Some of the above are still under development. **If you wish to make a contribution to this repository, please read the `Contributing` section below.**
## Discussion
Discussion about the Colossal-AI project is always welcomed! We would love to exchange ideas with the community to better help this project grow.
If you think there is a need to discuss anything, you may jump to our [Slack](https://join.slack.com/t/colossalaiworkspace/shared_invite/zt-z7b26eeb-CBp7jouvu~r0~lcFzX832w).
If you encounter any problem while running these optimizers, you may want to raise an issue in this repository.
If you find that an optimizer is broken (not working) or not user-friendly, you may put up a pull request to this repository and update this optimizer.
### Add a New Optimizer
If you wish to add an optimizer for a specific application, please follow the steps below.

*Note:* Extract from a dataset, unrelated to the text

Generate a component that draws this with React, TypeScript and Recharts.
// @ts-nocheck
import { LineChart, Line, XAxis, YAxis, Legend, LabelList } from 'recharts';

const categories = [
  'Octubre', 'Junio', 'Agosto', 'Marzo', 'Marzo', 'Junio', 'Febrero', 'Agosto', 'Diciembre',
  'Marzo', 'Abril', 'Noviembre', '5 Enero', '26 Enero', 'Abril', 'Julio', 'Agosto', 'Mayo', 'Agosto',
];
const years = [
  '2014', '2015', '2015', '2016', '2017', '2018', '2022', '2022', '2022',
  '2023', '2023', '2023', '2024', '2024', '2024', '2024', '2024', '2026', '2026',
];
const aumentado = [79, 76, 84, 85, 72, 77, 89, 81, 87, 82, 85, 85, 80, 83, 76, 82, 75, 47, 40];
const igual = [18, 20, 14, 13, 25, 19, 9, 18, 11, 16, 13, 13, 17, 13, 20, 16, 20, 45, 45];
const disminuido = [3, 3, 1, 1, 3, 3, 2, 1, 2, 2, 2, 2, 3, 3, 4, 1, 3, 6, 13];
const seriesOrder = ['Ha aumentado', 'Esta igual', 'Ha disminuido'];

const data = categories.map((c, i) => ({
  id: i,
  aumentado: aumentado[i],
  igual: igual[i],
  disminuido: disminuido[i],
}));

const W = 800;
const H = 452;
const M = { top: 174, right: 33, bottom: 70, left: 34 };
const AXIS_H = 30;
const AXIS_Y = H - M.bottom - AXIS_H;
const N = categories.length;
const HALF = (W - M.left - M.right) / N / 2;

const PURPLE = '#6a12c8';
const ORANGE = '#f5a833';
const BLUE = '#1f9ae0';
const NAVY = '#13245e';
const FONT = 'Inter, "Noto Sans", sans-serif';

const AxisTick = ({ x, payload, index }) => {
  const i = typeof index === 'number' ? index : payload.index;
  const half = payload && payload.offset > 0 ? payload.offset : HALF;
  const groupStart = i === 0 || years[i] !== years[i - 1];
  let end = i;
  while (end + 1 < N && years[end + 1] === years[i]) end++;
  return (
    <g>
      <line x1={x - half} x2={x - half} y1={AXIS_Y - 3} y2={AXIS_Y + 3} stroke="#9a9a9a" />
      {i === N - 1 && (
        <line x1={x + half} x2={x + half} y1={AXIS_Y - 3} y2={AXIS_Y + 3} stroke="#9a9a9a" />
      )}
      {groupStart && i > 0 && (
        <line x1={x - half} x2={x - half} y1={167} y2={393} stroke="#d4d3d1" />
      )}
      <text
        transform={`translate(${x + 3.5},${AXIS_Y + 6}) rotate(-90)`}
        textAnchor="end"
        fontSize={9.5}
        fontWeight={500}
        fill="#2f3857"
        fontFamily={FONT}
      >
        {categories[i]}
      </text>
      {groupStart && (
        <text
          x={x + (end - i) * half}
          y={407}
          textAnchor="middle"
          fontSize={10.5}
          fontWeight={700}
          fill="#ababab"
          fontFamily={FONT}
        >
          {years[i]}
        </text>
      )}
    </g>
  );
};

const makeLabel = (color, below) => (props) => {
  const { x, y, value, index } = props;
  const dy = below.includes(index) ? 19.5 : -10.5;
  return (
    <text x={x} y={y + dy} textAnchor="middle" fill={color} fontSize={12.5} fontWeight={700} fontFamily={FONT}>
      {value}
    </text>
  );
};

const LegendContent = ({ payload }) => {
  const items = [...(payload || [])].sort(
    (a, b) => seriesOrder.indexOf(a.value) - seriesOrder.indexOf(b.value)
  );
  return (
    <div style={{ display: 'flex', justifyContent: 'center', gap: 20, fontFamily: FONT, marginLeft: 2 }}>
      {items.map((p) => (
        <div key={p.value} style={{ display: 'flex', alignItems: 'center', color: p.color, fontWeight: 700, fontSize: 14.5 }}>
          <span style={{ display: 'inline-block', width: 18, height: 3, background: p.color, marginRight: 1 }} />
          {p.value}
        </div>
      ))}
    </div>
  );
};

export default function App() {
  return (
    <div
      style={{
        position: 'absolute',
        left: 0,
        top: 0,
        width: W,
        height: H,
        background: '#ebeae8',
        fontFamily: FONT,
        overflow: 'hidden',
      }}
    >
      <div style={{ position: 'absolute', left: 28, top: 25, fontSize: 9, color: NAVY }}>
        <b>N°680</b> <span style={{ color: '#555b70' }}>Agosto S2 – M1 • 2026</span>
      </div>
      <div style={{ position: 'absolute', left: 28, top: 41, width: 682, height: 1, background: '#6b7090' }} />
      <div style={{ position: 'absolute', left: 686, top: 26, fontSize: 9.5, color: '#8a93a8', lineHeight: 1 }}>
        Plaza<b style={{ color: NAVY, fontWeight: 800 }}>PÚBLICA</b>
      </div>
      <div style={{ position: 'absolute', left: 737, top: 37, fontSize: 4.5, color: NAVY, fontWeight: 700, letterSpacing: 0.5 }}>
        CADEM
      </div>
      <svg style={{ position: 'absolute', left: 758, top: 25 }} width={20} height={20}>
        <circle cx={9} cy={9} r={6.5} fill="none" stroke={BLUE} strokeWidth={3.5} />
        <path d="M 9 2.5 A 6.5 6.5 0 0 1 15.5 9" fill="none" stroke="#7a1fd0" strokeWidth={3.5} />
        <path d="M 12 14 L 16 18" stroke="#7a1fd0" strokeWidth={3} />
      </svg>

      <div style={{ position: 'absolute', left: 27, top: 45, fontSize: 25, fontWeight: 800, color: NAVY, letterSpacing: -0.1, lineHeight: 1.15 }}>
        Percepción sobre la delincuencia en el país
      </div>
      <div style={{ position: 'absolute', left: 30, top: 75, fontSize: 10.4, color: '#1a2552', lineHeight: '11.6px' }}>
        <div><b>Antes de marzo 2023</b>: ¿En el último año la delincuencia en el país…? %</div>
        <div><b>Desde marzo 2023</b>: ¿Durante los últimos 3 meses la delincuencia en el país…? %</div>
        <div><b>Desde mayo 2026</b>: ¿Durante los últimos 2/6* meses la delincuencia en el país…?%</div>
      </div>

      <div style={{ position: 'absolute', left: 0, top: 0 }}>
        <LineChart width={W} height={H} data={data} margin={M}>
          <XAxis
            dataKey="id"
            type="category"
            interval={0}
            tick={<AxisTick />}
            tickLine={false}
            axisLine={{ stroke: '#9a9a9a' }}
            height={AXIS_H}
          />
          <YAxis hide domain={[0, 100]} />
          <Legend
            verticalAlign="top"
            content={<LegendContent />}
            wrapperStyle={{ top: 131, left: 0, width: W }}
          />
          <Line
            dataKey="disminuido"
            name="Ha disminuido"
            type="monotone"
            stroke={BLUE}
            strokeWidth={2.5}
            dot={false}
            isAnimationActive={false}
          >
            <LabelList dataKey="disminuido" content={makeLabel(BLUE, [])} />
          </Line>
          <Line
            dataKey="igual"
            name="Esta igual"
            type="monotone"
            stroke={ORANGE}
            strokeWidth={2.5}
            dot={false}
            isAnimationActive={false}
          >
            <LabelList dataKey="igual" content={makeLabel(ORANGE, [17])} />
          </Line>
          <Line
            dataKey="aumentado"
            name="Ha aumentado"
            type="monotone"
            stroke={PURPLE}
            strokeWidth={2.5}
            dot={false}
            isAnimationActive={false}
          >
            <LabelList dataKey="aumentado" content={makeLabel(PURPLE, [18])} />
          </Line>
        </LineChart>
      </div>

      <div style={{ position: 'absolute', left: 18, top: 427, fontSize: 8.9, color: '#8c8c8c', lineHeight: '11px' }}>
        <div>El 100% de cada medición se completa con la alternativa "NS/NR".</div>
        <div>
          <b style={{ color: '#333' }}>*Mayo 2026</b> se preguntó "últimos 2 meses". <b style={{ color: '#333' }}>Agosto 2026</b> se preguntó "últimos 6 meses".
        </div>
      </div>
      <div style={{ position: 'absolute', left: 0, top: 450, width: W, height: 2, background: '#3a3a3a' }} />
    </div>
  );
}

1. create the new optimizer file in the current folder
2. Prepare the corresponding example files in the [Examples](https://github.com/hpcaitech/ColossalAI-Examples) repository to prove effectiveness of the new optimizer
3. Prepare a detailed readme on environment setup, dataset preparation, code execution, etc. in your example folder
4. Update the table of content (last section above) in this readme file
If your PR is accepted, we may invite you to put up a tutorial or blog in [ColossalAI Documentation](https://colossalai.org/).